The large initial change block seems to be heading in a useful direction. However, the 3rd option (hybrid approach) assumes that the UA implementer is able to choose adequate fonts to be exposed for a language on behalf of the user.

UAs are expected to make informed decisions on which fonts they expose to the web, so as to balance between internationalization and privacy.

I don't see how they can possibly do that in a way that meets user's requirements. I still think that if a UA is going to prevent use of installed fonts, then the user needs to be able to unblock those fonts if they wish. The user also needs to be able to view text in fonts that the UA implementer has never even heard of. And it also doesn't address the need i mentioned earlier for content developers to be able to view content in whatever font they want in situations that are not security risks, such as reading a file from their own hard disk or local server while creating content.

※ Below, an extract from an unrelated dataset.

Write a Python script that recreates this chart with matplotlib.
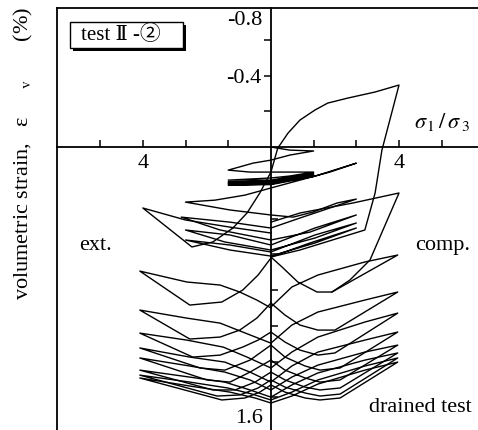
import matplotlib.pyplot as plt
from matplotlib.patches import Rectangle

# x axis: signed stress ratio offset, u = (sigma1/sigma3 - 1) on the
# compression side (right), -(sigma3/sigma1 - 1) on the extension side (left)
# y axis: volumetric strain (%) (plotted downward positive)

# first cycles, sigma ratio 2
small_u = [0, 0.44, 1.0, 0.44, 0, -0.42, -1.0, -0.49, 0, 1.0, 0.44, 0,
           -1.0, 0, 1.0, 0, -1.0, 0, 1.0, 0, -1.0, 0, 1.0, 0, -1.0, 0, 1.0, 0,
           -1.0, 0, 1.0, 2.0, 1.38, 0.68, 0]
small_ev = [0.0, 0.017, 0.022, 0.045, 0.073, 0.09, 0.129, 0.14, 0.14, 0.14, 0.162, 0.173,
            0.185, 0.185, 0.145, 0.19, 0.196, 0.192, 0.151, 0.196, 0.201, 0.198, 0.157, 0.201,
            0.207, 0.204, 0.16, 0.207, 0.213, 0.21, 0.165, 0.09, 0.14, 0.185, 0.229]

# cycles, sigma ratio 3
mid_u = [0, -0.61, -1.31, -2.0, -0.96, 0, 0.52, 0.98, 1.55, 2.0, 1.38, 0.68, 0,
         -0.96, -2.1, -1.19, 0, 0.91, 2.0, 1.03, 0,
         -0.96, -2.0, -1.08, 0, 1.03, 2.0, 1.03, 0,
         -0.96, -2.0, -0.96, 0, 1.03, 2.0, 0.91, 0]
mid_ev = [0.229, 0.269, 0.297, 0.308, 0.352, 0.38, 0.392, 0.364, 0.313, 0.291, 0.341, 0.397, 0.453,
          0.42, 0.392, 0.464, 0.52, 0.476, 0.38, 0.453, 0.548,
          0.492, 0.464, 0.531, 0.576, 0.509, 0.425, 0.492, 0.587,
          0.548, 0.52, 0.576, 0.61, 0.537, 0.453, 0.537, 0.615]

# first cycle with sigma ratio 4
big_u = [0, -0.96, -2.0, -3.0, -1.85, -1.36, -0.89, -0.56, -0.26, 0, 0.16, 0.40, 0.68,
         1.03, 1.33, 1.80, 2.44, 3.0, 2.60, 2.44, 2.20, 0.68, 0]
big_ev = [0.481, 0.448, 0.408, 0.341, 0.559, 0.531, 0.453, 0.369, 0.257, 0.14, 0.006, -0.078,
          -0.151, -0.207, -0.246, -0.274, -0.308, -0.347, 0.017, 0.257, 0.464, 0.576, 0.615]

tip2_u = [0, 0.68, 1.92, 3.0, 2.32, 1.85, 1.43]
tip2_ev = [0.42, 0.369, 0.313, 0.257, 0.632, 0.744, 0.811]

# extension side loops, sigma3/sigma1 = 4
ext_loops = [
    ([0, -0.30, -0.66, -1.15, -1.90, -3.07, -1.97, -1.19, -0.73, -0.33, 0],
     [0.621, 0.716, 0.80, 0.867, 0.884, 0.694, 0.755, 0.772, 0.811, 0.856, 0.90]),
    ([0, -0.33, -0.73, -1.19, -1.90, -3.07, -1.97, -1.19, -0.66, 0],
     [0.873, 0.957, 1.024, 1.063, 1.074, 0.912, 0.957, 0.985, 1.035, 1.097]),
    ([0, -0.30, -0.66, -1.19, -1.83, -3.07, -1.97, -1.12, -0.56, 0],
     [1.035, 1.08, 1.119, 1.164, 1.175, 1.041, 1.08, 1.119, 1.175, 1.236]),
    ([0, -0.49, -1.08, -1.66, -3.07, -1.90, -1.08, -0.49, 0],
     [1.108, 1.192, 1.248, 1.236, 1.124, 1.175, 1.203, 1.259, 1.315]),
    ([0, -0.49, -0.96, -1.50, -3.07, -1.90, -1.08, -0.49, 0],
     [1.192, 1.259, 1.315, 1.303, 1.18, 1.225, 1.259, 1.303, 1.359]),
    ([0, -0.37, -0.84, -1.36, -3.07, -1.90, -1.08, -0.49, 0],
     [1.259, 1.315, 1.359, 1.359, 1.248, 1.287, 1.315, 1.359, 1.399]),
    ([0, -0.30, -0.73, -1.26, -3.07, -1.90, -1.01, -0.44, 0],
     [1.303, 1.348, 1.387, 1.393, 1.276, 1.315, 1.348, 1.382, 1.415]),
    ([0, -0.26, -0.61, -1.15, -3.07, -1.90, -0.96, -0.37, 0],
     [1.331, 1.371, 1.404, 1.415, 1.292, 1.337, 1.371, 1.404, 1.432]),
]

# compression side loops, sigma1/sigma3 = 4
comp_u_a = [0, 0.26, 0.63, 1.08, 1.43, 2.97, 2.20, 1.10, 0.49, 0]
comp_u_b = [0, 0.33, 0.68, 1.10, 1.50, 2.97, 2.20, 1.10, 0.49, 0]
comp_u_c = [0, 0.33, 0.80, 1.15, 1.62, 2.97, 2.20, 1.10, 0.49, 0]
comp_loops = [
    (comp_u_a, [0.615, 0.671, 0.755, 0.811, 0.811, 0.604, 0.643, 0.716, 0.783, 0.895]),
    (comp_u_b, [0.873, 0.94, 0.996, 1.024, 1.024, 0.811, 0.856, 0.923, 0.996, 1.097]),
    (comp_u_b, [1.035, 1.091, 1.136, 1.164, 1.152, 0.929, 0.979, 1.063, 1.147, 1.236]),
    (comp_u_c, [1.108, 1.175, 1.225, 1.248, 1.236, 1.035, 1.08, 1.147, 1.225, 1.315]),
    (comp_u_c, [1.192, 1.248, 1.292, 1.315, 1.303, 1.108, 1.147, 1.22, 1.287, 1.359]),
    (comp_u_c, [1.259, 1.303, 1.343, 1.359, 1.348, 1.152, 1.192, 1.264, 1.331, 1.399]),
    (comp_u_c, [1.303, 1.343, 1.376, 1.393, 1.382, 1.18, 1.225, 1.303, 1.371, 1.415]),
    (comp_u_c, [1.331, 1.371, 1.404, 1.415, 1.404, 1.203, 1.248, 1.326, 1.393, 1.432]),
]

x_ticks = [-4, -3, -2, -1, 1, 2, 3, 4]
x_labels = ['', '4', '', '', '', '', '4', '']

plt.rcParams['font.family'] = ['Liberation Serif', 'DejaVu Serif']
plt.rcParams['mathtext.fontset'] = 'stix'

fig = plt.figure(figsize=(4.78, 4.30), dpi=100)
pos = [57 / 478, 0.0, 421 / 478, 422 / 430]

frame = fig.add_axes(pos)
frame.set_xticks([])
frame.set_yticks([])
frame.spines['right'].set_visible(False)
frame.spines['bottom'].set_visible(False)
frame.spines['left'].set_linewidth(1.3)
frame.spines['top'].set_linewidth(1.3)

ax = fig.add_axes(pos)
ax.patch.set_alpha(0)
ax.set_xlim(-5.01, 4.85)
ax.set_ylim(1.583, -0.778)
ax.spines['left'].set_position(('data', 0))
ax.spines['bottom'].set_position(('data', 0))
ax.spines['top'].set_visible(False)
ax.spines['right'].set_visible(False)
ax.spines['left'].set_linewidth(1.3)
ax.spines['bottom'].set_linewidth(1.3)

lw = 1.0
ax.plot(small_u, small_ev, color='black', lw=lw)
ax.plot(mid_u, mid_ev, color='black', lw=lw)
ax.plot(big_u, big_ev, color='black', lw=lw)
ax.plot(tip2_u, tip2_ev, color='black', lw=lw)
for u, ev in ext_loops:
    ax.plot(u, ev, color='black', lw=lw)
for u, ev in comp_loops:
    ax.plot(u, ev, color='black', lw=lw)

ax.set_xticks(x_ticks)
ax.set_xticklabels(x_labels, fontsize=16)
ax.tick_params(axis='x', direction='in', length=5, width=1.1, pad=5)

ax.set_yticks([-0.6, -0.4, -0.2])
ax.set_yticklabels(['', '-0.4', ''], fontsize=16)
ax.set_yticks([0.2, 0.4, 0.6, 0.8, 1.0, 1.2, 1.4], minor=True)
ax.tick_params(axis='y', which='major', direction='out', length=5, width=1.1, pad=2)
ax.tick_params(axis='y', which='minor', direction='in', length=5, width=1.1)

ax.text(-0.19, -0.71, '-0.8', fontsize=16, ha='right', va='center')
ax.text(-0.19, 1.516, '1.6', fontsize=16, ha='right', va='center')
ax.text(4.0, -0.14, r'$\sigma_{\,\mathrm{1}}\,/\,\sigma_{\;\mathrm{3}}$', fontsize=16,
        ha='center', va='center')
ax.text(-4.12, 0.548, 'ext.', fontsize=16, ha='center', va='center')
ax.text(4.03, 0.548, 'comp.', fontsize=16, ha='center', va='center')
ax.text(3.49, 1.455, 'drained test', fontsize=16, ha='center', va='center')

fig.text(23 / 478, 1 - 300 / 430,
         'volumetric strain,   ε     ' + r'${}_{\mathrm{v}}$' + '       (%)',
         rotation=90, fontsize=16, ha='center', va='bottom')

# label box with shadow
fig.patches.append(Rectangle((73 / 478, 1 - 51 / 430), 113 / 478, 26 / 430,
                             transform=fig.transFigure, facecolor='black', edgecolor='none'))
fig.patches.append(Rectangle((70 / 478, 1 - 48 / 430), 113 / 478, 26 / 430,
                             transform=fig.transFigure, facecolor='white', edgecolor='black', lw=1.0))
fig.text(81 / 478, 1 - 35 / 430, 'test Ⅱ -②', fontsize=15, ha='left', va='center',
         family=['Liberation Serif', 'DejaVu Serif', 'Noto Sans CJK JP', 'DejaVu Sans'])

fig.savefig('out.png', dpi=100)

(Slightly tangiential, but indicative of the problems we are opening the door for here is that users should also be able to overwrite or delete any font that is pre-installed, too. For example, Kashmiri users can't currently use Safari because they need access to very recent versions of nastaliq fonts like Noto in order to correctly write their language (and fix the non-standardised and ugly hacks that users have resorted to so far), but macOS won't allow a new version to delete or overwrite the pre-installed version. This is really preventing users from creating readable content. See also an example of the problems caused for many writing systems for users of Firefox on the mac, for similar reasons.)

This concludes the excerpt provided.